═════ The input ═════

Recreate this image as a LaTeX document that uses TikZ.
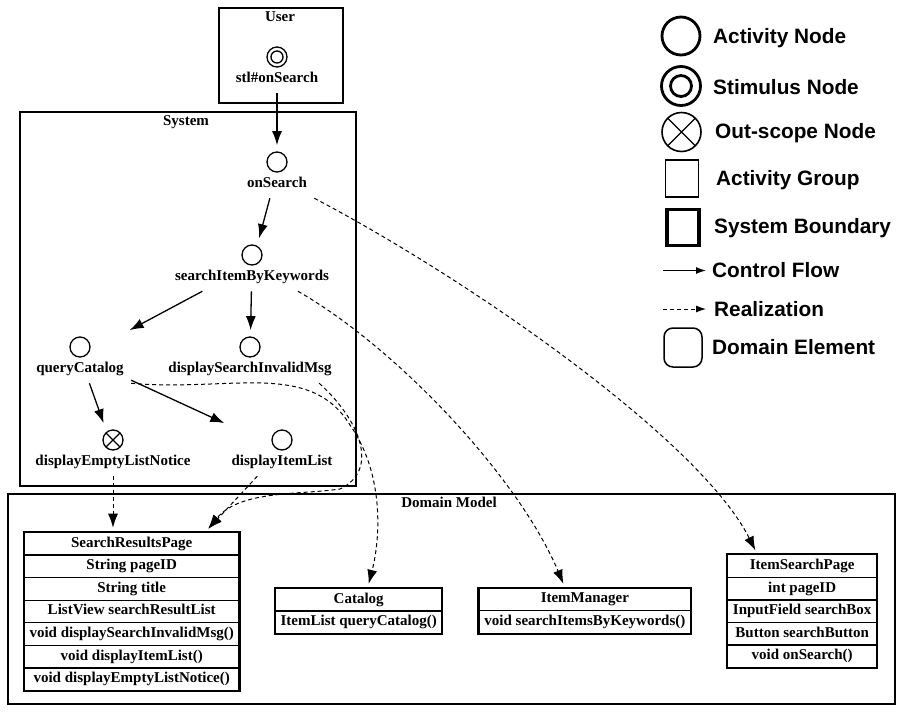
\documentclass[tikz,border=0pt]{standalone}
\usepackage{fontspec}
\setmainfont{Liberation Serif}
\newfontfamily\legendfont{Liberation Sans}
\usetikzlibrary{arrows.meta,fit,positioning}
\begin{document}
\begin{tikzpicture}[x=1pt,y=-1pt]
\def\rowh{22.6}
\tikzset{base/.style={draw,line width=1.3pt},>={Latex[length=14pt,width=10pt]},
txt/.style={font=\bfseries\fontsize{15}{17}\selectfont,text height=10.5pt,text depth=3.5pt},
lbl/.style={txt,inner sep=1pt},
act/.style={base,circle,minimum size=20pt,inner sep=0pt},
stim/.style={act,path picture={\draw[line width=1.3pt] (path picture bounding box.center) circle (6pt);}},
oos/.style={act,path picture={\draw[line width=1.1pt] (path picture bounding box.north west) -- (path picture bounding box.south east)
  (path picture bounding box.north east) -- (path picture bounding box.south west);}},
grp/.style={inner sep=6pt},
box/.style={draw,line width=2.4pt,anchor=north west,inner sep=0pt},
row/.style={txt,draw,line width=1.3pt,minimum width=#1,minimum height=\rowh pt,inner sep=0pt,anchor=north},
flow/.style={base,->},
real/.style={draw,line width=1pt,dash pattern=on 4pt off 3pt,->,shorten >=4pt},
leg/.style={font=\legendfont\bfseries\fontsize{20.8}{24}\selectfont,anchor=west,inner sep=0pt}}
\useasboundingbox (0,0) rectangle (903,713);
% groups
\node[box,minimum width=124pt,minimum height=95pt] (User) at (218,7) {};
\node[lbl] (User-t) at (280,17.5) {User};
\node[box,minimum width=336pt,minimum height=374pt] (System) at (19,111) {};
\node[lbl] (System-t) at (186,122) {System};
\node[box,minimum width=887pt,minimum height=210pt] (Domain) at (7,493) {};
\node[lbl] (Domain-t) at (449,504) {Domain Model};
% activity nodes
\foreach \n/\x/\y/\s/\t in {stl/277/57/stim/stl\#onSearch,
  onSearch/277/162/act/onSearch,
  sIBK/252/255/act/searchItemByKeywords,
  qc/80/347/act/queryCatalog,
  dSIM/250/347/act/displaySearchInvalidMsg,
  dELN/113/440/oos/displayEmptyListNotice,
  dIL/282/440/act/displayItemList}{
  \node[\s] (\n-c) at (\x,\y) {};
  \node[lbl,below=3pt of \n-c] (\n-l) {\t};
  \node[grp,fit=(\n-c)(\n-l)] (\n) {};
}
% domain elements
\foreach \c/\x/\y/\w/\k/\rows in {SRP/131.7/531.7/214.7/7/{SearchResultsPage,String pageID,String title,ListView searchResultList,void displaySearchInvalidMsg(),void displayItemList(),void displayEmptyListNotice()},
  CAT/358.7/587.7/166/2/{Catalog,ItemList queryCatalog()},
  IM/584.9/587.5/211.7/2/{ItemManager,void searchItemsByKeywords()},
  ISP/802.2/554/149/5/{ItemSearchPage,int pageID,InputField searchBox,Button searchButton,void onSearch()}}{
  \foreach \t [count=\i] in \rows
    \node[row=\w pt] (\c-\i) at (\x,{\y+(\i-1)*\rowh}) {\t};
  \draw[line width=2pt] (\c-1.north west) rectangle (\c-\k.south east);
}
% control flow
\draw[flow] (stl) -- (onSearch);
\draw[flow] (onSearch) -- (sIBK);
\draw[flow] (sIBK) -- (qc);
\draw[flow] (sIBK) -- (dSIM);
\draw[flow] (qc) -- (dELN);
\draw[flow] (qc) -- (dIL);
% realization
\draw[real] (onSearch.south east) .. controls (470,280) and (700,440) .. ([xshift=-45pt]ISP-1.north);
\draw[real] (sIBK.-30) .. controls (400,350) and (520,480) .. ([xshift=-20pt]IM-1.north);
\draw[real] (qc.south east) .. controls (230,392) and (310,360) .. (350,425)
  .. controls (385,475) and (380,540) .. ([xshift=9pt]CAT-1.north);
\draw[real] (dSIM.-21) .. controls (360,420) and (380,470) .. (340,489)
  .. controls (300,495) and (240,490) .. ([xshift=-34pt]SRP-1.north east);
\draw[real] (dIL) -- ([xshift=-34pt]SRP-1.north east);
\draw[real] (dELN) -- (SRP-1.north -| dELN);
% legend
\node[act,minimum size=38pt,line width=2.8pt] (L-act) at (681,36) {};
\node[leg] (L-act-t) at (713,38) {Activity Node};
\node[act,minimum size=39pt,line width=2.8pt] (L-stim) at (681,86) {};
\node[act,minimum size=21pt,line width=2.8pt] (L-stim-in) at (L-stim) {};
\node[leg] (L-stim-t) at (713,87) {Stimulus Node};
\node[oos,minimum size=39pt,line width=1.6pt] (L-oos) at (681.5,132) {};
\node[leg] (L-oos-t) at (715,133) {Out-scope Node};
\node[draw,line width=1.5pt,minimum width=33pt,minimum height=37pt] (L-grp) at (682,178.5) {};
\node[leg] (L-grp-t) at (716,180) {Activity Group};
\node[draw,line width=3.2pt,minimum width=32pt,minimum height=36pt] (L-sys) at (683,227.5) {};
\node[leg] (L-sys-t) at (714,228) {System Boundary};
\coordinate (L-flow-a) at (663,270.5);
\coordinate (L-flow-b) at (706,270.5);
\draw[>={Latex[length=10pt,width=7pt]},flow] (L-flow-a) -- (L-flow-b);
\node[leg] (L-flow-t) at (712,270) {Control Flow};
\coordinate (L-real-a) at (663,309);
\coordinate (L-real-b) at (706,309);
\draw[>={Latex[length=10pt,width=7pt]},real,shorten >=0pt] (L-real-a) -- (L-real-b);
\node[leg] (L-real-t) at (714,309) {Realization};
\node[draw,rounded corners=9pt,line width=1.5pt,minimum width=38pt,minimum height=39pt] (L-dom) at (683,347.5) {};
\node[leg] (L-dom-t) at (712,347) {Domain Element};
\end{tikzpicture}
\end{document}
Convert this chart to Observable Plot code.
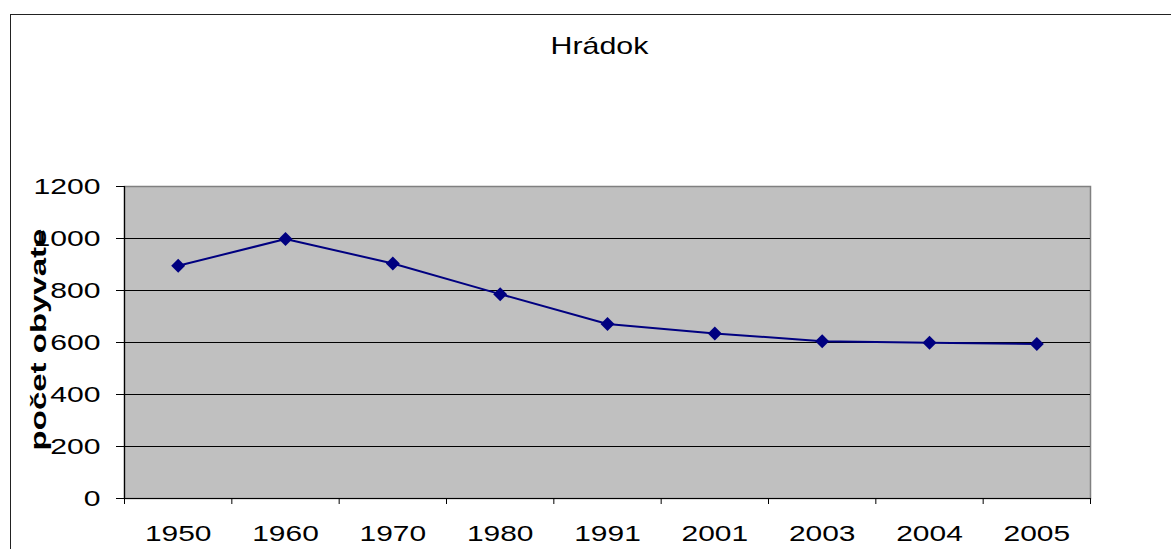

═════

Request: Reproduce the entries above without change, omitting all pictures.

Result for this task:
Recreate this image as a LaTeX document that uses TikZ.
\documentclass[tikz,border=0pt]{standalone}
\usepackage{fontspec}
\setmainfont{Liberation Serif}
\newfontfamily\legendfont{Liberation Sans}
\usetikzlibrary{arrows.meta,fit,positioning}
\begin{document}
\begin{tikzpicture}[x=1pt,y=-1pt]
\def\rowh{22.6}
\tikzset{base/.style={draw,line width=1.3pt},>={Latex[length=14pt,width=10pt]},
txt/.style={font=\bfseries\fontsize{15}{17}\selectfont,text height=10.5pt,text depth=3.5pt},
lbl/.style={txt,inner sep=1pt},
act/.style={base,circle,minimum size=20pt,inner sep=0pt},
stim/.style={act,path picture={\draw[line width=1.3pt] (path picture bounding box.center) circle (6pt);}},
oos/.style={act,path picture={\draw[line width=1.1pt] (path picture bounding box.north west) -- (path picture bounding box.south east)
  (path picture bounding box.north east) -- (path picture bounding box.south west);}},
grp/.style={inner sep=6pt},
box/.style={draw,line width=2.4pt,anchor=north west,inner sep=0pt},
row/.style={txt,draw,line width=1.3pt,minimum width=#1,minimum height=\rowh pt,inner sep=0pt,anchor=north},
flow/.style={base,->},
real/.style={draw,line width=1pt,dash pattern=on 4pt off 3pt,->,shorten >=4pt},
leg/.style={font=\legendfont\bfseries\fontsize{20.8}{24}\selectfont,anchor=west,inner sep=0pt}}
\useasboundingbox (0,0) rectangle (903,713);
% groups
\node[box,minimum width=124pt,minimum height=95pt] (User) at (218,7) {};
\node[lbl] (User-t) at (280,17.5) {User};
\node[box,minimum width=336pt,minimum height=374pt] (System) at (19,111) {};
\node[lbl] (System-t) at (186,122) {System};
\node[box,minimum width=887pt,minimum height=210pt] (Domain) at (7,493) {};
\node[lbl] (Domain-t) at (449,504) {Domain Model};
% activity nodes
\foreach \n/\x/\y/\s/\t in {stl/277/57/stim/stl\#onSearch,
  onSearch/277/162/act/onSearch,
  sIBK/252/255/act/searchItemByKeywords,
  qc/80/347/act/queryCatalog,
  dSIM/250/347/act/displaySearchInvalidMsg,
  dELN/113/440/oos/displayEmptyListNotice,
  dIL/282/440/act/displayItemList}{
  \node[\s] (\n-c) at (\x,\y) {};
  \node[lbl,below=3pt of \n-c] (\n-l) {\t};
  \node[grp,fit=(\n-c)(\n-l)] (\n) {};
}
% domain elements
\foreach \c/\x/\y/\w/\k/\rows in {SRP/131.7/531.7/214.7/7/{SearchResultsPage,String pageID,String title,ListView searchResultList,void displaySearchInvalidMsg(),void displayItemList(),void displayEmptyListNotice()},
  CAT/358.7/587.7/166/2/{Catalog,ItemList queryCatalog()},
  IM/584.9/587.5/211.7/2/{ItemManager,void searchItemsByKeywords()},
  ISP/802.2/554/149/5/{ItemSearchPage,int pageID,InputField searchBox,Button searchButton,void onSearch()}}{
  \foreach \t [count=\i] in \rows
    \node[row=\w pt] (\c-\i) at (\x,{\y+(\i-1)*\rowh}) {\t};
  \draw[line width=2pt] (\c-1.north west) rectangle (\c-\k.south east);
}
% control flow
\draw[flow] (stl) -- (onSearch);
\draw[flow] (onSearch) -- (sIBK);
\draw[flow] (sIBK) -- (qc);
\draw[flow] (sIBK) -- (dSIM);
\draw[flow] (qc) -- (dELN);
\draw[flow] (qc) -- (dIL);
% realization
\draw[real] (onSearch.south east) .. controls (470,280) and (700,440) .. ([xshift=-45pt]ISP-1.north);
\draw[real] (sIBK.-30) .. controls (400,350) and (520,480) .. ([xshift=-20pt]IM-1.north);
\draw[real] (qc.south east) .. controls (230,392) and (310,360) .. (350,425)
  .. controls (385,475) and (380,540) .. ([xshift=9pt]CAT-1.north);
\draw[real] (dSIM.-21) .. controls (360,420) and (380,470) .. (340,489)
  .. controls (300,495) and (240,490) .. ([xshift=-34pt]SRP-1.north east);
\draw[real] (dIL) -- ([xshift=-34pt]SRP-1.north east);
\draw[real] (dELN) -- (SRP-1.north -| dELN);
% legend
\node[act,minimum size=38pt,line width=2.8pt] (L-act) at (681,36) {};
\node[leg] (L-act-t) at (713,38) {Activity Node};
\node[act,minimum size=39pt,line width=2.8pt] (L-stim) at (681,86) {};
\node[act,minimum size=21pt,line width=2.8pt] (L-stim-in) at (L-stim) {};
\node[leg] (L-stim-t) at (713,87) {Stimulus Node};
\node[oos,minimum size=39pt,line width=1.6pt] (L-oos) at (681.5,132) {};
\node[leg] (L-oos-t) at (715,133) {Out-scope Node};
\node[draw,line width=1.5pt,minimum width=33pt,minimum height=37pt] (L-grp) at (682,178.5) {};
\node[leg] (L-grp-t) at (716,180) {Activity Group};
\node[draw,line width=3.2pt,minimum width=32pt,minimum height=36pt] (L-sys) at (683,227.5) {};
\node[leg] (L-sys-t) at (714,228) {System Boundary};
\coordinate (L-flow-a) at (663,270.5);
\coordinate (L-flow-b) at (706,270.5);
\draw[>={Latex[length=10pt,width=7pt]},flow] (L-flow-a) -- (L-flow-b);
\node[leg] (L-flow-t) at (712,270) {Control Flow};
\coordinate (L-real-a) at (663,309);
\coordinate (L-real-b) at (706,309);
\draw[>={Latex[length=10pt,width=7pt]},real,shorten >=0pt] (L-real-a) -- (L-real-b);
\node[leg] (L-real-t) at (714,309) {Realization};
\node[draw,rounded corners=9pt,line width=1.5pt,minimum width=38pt,minimum height=39pt] (L-dom) at (683,347.5) {};
\node[leg] (L-dom-t) at (712,347) {Domain Element};
\end{tikzpicture}
\end{document}
Convert this chart to Observable Plot code.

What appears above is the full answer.